The end of burning carbon fuels will bring the end of an ancient dimension of human experience, staring into the flames of a fire.
Working in a rural community during parish ministry, I remember there being concern about the elderly bachelor who was living alone up a lane on the mountainside. “He has a couch in the kitchen in front of the fire and there are some nights I think he sleeps on the couch instead of going to his bed”.
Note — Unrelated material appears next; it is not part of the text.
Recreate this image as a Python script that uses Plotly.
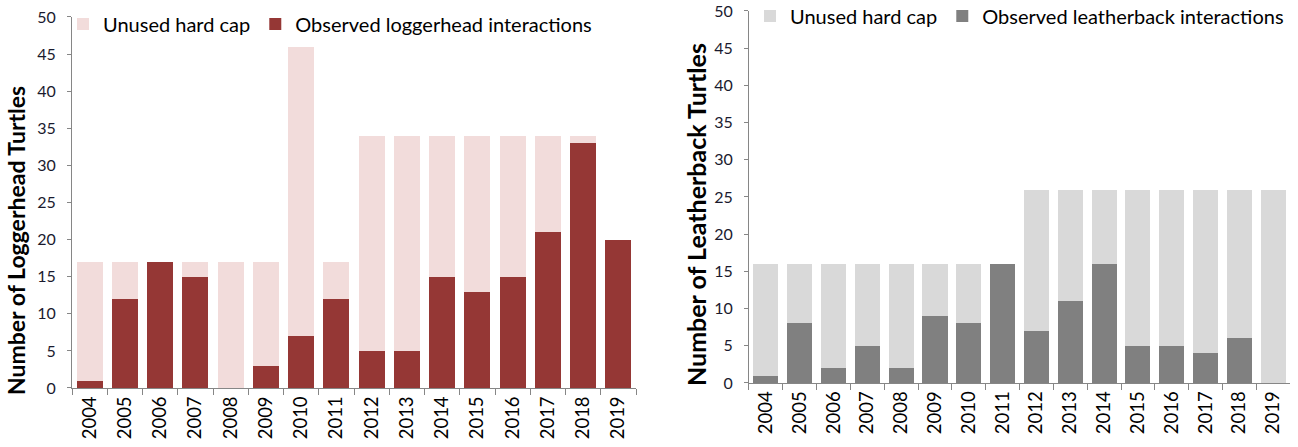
import plotly.graph_objects as go

years = [str(y) for y in range(2004, 2020)]

# Loggerhead
logger_observed = [1, 12, 17, 15, 0, 3, 7, 12, 5, 5, 15, 13, 15, 21, 33, 20]
logger_unused = [16, 5, 0, 2, 17, 14, 39, 5, 29, 29, 19, 21, 19, 13, 1, 0]

# Leatherback
leather_observed = [1, 8, 2, 5, 2, 9, 8, 16, 7, 11, 16, 5, 5, 4, 6, 0]
leather_unused = [15, 8, 14, 11, 14, 7, 8, 0, 19, 15, 10, 21, 21, 22, 20, 26]

y_ticks = list(range(0, 51, 5))

FONT = "Lato, Liberation Sans, sans-serif"
DARK_RED = "#953735"
PINK = "#F2DCDB"
DARK_GRAY = "#808080"
LIGHT_GRAY = "#D9D9D9"

fig = go.Figure()
fig.add_trace(go.Bar(x=years, y=logger_observed, name="Observed loggerhead interactions",
                     marker=dict(color=DARK_RED, line=dict(width=0)),
                     xaxis="x", yaxis="y", legend="legend", legendrank=2))
fig.add_trace(go.Bar(x=years, y=logger_unused, name="Unused hard cap",
                     marker=dict(color=PINK, line=dict(width=0)),
                     xaxis="x", yaxis="y", legend="legend", legendrank=1))
fig.add_trace(go.Bar(x=years, y=leather_observed, name="Observed leatherback interactions",
                     marker=dict(color=DARK_GRAY, line=dict(width=0)),
                     xaxis="x2", yaxis="y2", legend="legend2", legendrank=2))
fig.add_trace(go.Bar(x=years, y=leather_unused, name="Unused hard cap",
                     marker=dict(color=LIGHT_GRAY, line=dict(width=0)),
                     xaxis="x2", yaxis="y2", legend="legend2", legendrank=1))

xcommon = dict(type="category", showline=True, linecolor="#868686", linewidth=1,
               ticks="outside", tickson="boundaries", ticklen=6, tickcolor="#868686",
               tickangle=-90, tickfont=dict(family=FONT, size=18.5, color="#000000"),
               showgrid=False, zeroline=False, automargin=False)
ycommon = dict(range=[0, 50], tickvals=y_ticks, showline=True, linecolor="#868686",
               linewidth=1, ticks="outside", ticklen=4, tickcolor="#868686",
               ticklabelstandoff=8,
               tickfont=dict(family=FONT, size=16, color="#1a1a2e"),
               showgrid=False, zeroline=False, automargin=False)

fig.update_layout(
    width=1298, height=447,
    margin=dict(l=0, r=0, t=0, b=0, autoexpand=False),
    paper_bgcolor="white", plot_bgcolor="white",
    barmode="stack", bargap=0.26,
    font=dict(family=FONT),
    xaxis=dict(domain=[0.0555, 0.490], anchor="y", **xcommon),
    yaxis=dict(domain=[0.132, 0.962], anchor="x", **ycommon),
    xaxis2=dict(domain=[0.577, 0.994], anchor="y2", **xcommon),
    yaxis2=dict(domain=[0.1432, 0.9754], anchor="x2", **ycommon),
    legend=dict(orientation="h", x=63 / 1298, y=1 - 24 / 447, xanchor="left", yanchor="middle",
                font=dict(family=FONT, size=20, color="#000000"),
                bgcolor="rgba(255,255,255,0)", itemwidth=30, tracegroupgap=0,
                traceorder="normal"),
    legend2=dict(orientation="h", x=750 / 1298, y=1 - 16 / 447, xanchor="left", yanchor="middle",
                 font=dict(family=FONT, size=20, color="#000000"),
                 bgcolor="rgba(255,255,255,0)", itemwidth=30, tracegroupgap=0,
                 traceorder="normal"),
    annotations=[
        dict(text="<b>Number of Loggerhead Turtles</b>", textangle=-90,
             x=16 / 1298, y=1 - 241 / 447, xref="paper", yref="paper",
             xanchor="center", yanchor="middle", showarrow=False,
             font=dict(family=FONT, size=23, color="#000000")),
        dict(text="<b>Number of Leatherback Turtles</b>", textangle=-90,
             x=696 / 1298, y=1 - 215 / 447, xref="paper", yref="paper",
             xanchor="center", yanchor="middle", showarrow=False,
             font=dict(family=FONT, size=25, color="#000000")),
    ],
    showlegend=True,
)

fig.write_html("out.html", config={"displayModeBar": False},
               post_script="document.body.style.margin='0';document.body.style.padding='0';")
It didn’t seem such a strange thing to be doing. I didn’t like to respond that perhaps it wasn’t such an odd thing to do; that perhaps I might do the same thing myself if I were living in a lonely old house at the end of a boreen. For a few years, we had a cottage in Co Galway, at Oughterard on the edge of Connemara. A few times, I would have been there by myself. Lighting the turf fire in the evening, I would have sat at the fireside and stared at the flames. A couple of times, I would have brought my sleeping bag to the settee in front of the fire. There seemed comfort and reassurance in the glowing embers; moments of timelessness.
Flames seem to transform a room in a way that electric light can never achieve; the moments of light and darkness; the different intensity of illumination. There is a boundless supply for the imagination; depths of colour and momentary shapes that disappear as fast as they form.
Perhaps there is some deep childhood memory of watching the fire flickering on cold winter’s night, its light creating a security, a safety against the elements.
Is there something much deeper, though? Does staring into the flames somehow connect us with the countless generations who have gone before us? Sitting at a fireside in a remote spot, was there a connection with those who had sat at firesides down through the centuries?
Can the discreet, unassuming flicker of a 21st Century fireplace link us with those for whom fire meant survival? If they experienced such moments of contemplation, what things did they see in the flames? Those who sat at flaming piles of logs in the enclosures of ancient villages, those who sat staring at smouldering embers a century and more ago, did the fireside create some deep sense of security?
Perhaps the bachelor in his lonely farmhouse sensed a loss of something. For how many more years will there be fires to burn? As the carbon fuel age ends and something else takes its place, will another link with our forebears be lost?